**PROVIDED INFORMATION:**
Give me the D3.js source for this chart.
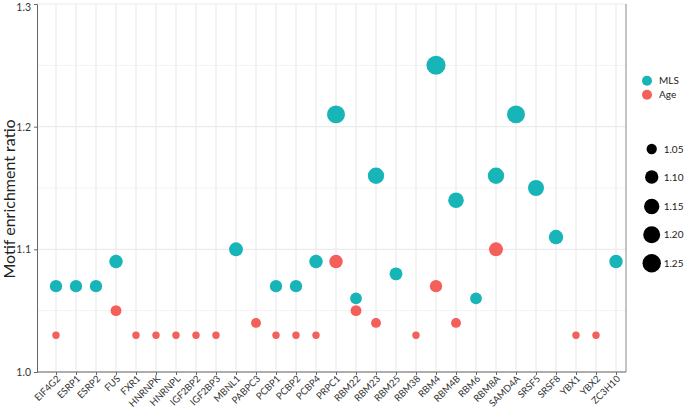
...
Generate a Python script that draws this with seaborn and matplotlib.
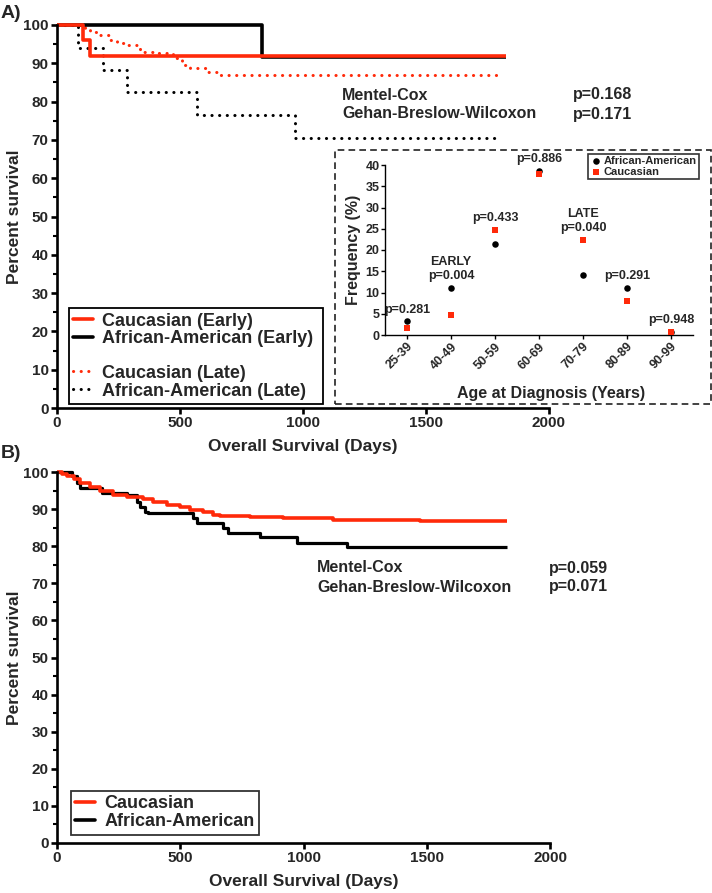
...
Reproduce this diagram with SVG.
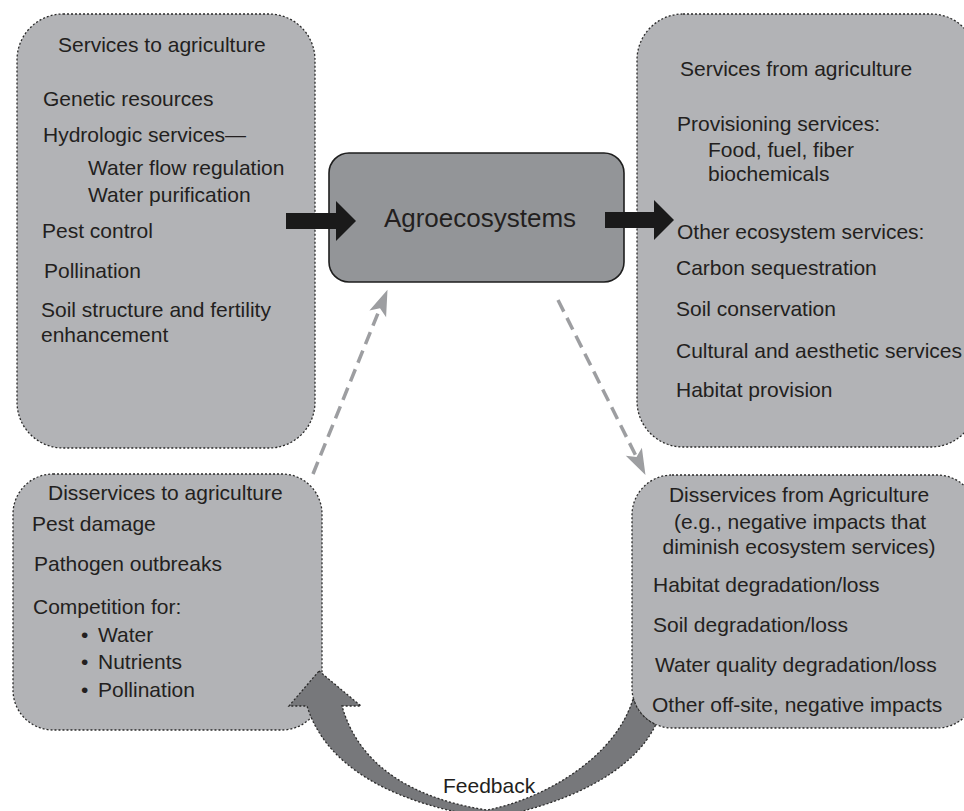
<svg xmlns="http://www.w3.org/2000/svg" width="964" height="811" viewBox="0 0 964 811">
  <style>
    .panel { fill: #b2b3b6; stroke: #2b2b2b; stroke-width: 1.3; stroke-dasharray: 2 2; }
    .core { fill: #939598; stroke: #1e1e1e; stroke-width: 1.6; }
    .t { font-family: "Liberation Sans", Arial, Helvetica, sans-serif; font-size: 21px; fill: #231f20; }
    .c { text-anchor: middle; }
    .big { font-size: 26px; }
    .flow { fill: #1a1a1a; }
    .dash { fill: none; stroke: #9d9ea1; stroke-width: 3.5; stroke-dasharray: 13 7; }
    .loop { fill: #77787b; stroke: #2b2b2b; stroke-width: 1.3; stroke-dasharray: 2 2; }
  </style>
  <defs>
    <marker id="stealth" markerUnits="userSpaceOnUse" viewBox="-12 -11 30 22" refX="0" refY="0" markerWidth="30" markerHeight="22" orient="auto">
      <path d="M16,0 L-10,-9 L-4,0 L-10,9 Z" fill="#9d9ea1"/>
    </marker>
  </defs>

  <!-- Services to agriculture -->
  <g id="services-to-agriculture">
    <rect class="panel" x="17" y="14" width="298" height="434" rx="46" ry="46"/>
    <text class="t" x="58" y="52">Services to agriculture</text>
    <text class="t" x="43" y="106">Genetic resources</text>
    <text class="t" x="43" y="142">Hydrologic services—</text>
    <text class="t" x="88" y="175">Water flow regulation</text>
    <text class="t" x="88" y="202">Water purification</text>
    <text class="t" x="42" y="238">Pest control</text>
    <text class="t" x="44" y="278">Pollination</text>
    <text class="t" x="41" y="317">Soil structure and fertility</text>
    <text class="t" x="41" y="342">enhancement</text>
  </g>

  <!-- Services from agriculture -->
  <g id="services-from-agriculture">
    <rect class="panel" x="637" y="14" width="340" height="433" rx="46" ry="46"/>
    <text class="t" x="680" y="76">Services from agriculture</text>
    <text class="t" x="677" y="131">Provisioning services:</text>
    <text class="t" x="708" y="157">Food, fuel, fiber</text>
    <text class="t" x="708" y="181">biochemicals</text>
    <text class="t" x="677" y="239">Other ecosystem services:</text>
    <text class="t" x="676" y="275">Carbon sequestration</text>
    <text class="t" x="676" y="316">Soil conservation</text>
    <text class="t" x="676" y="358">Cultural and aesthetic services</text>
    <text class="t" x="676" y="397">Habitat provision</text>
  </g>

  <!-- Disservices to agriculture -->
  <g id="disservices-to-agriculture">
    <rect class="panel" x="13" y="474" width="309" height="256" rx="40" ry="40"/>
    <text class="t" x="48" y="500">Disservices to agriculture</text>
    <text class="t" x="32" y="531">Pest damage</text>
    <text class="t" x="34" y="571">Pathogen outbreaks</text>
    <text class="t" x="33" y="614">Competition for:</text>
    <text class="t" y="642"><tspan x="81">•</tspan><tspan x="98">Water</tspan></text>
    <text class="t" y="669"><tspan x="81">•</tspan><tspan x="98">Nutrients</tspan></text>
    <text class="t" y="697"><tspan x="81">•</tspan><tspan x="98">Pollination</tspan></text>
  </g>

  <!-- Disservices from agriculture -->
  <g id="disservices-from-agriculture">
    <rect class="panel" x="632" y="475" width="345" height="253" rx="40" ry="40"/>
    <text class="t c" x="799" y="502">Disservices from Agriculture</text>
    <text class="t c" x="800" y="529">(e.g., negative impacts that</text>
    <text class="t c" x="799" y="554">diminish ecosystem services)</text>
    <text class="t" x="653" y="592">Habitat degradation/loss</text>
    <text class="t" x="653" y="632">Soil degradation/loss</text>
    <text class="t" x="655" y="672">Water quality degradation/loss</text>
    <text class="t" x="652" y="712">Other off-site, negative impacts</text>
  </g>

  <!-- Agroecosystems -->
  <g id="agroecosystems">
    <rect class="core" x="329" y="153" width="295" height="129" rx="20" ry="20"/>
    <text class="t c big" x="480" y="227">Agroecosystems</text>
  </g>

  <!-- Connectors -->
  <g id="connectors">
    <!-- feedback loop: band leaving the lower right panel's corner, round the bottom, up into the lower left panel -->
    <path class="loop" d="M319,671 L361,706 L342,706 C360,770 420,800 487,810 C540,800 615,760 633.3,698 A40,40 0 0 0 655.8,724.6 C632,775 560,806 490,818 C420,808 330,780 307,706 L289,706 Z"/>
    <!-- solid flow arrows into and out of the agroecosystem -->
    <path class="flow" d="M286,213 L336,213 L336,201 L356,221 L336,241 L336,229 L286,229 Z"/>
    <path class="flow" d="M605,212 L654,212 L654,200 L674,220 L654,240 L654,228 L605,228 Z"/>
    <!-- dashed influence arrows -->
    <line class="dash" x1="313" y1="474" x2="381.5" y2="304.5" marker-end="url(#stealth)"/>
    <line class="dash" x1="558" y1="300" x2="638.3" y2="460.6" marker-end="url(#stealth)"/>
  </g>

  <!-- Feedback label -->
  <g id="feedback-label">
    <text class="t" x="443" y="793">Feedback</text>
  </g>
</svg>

**YOUR INSTRUCTIONS:** In the entries above, find the lines containing the word "that" and say how many there are, with no other words.

**THE ANSWER:** 2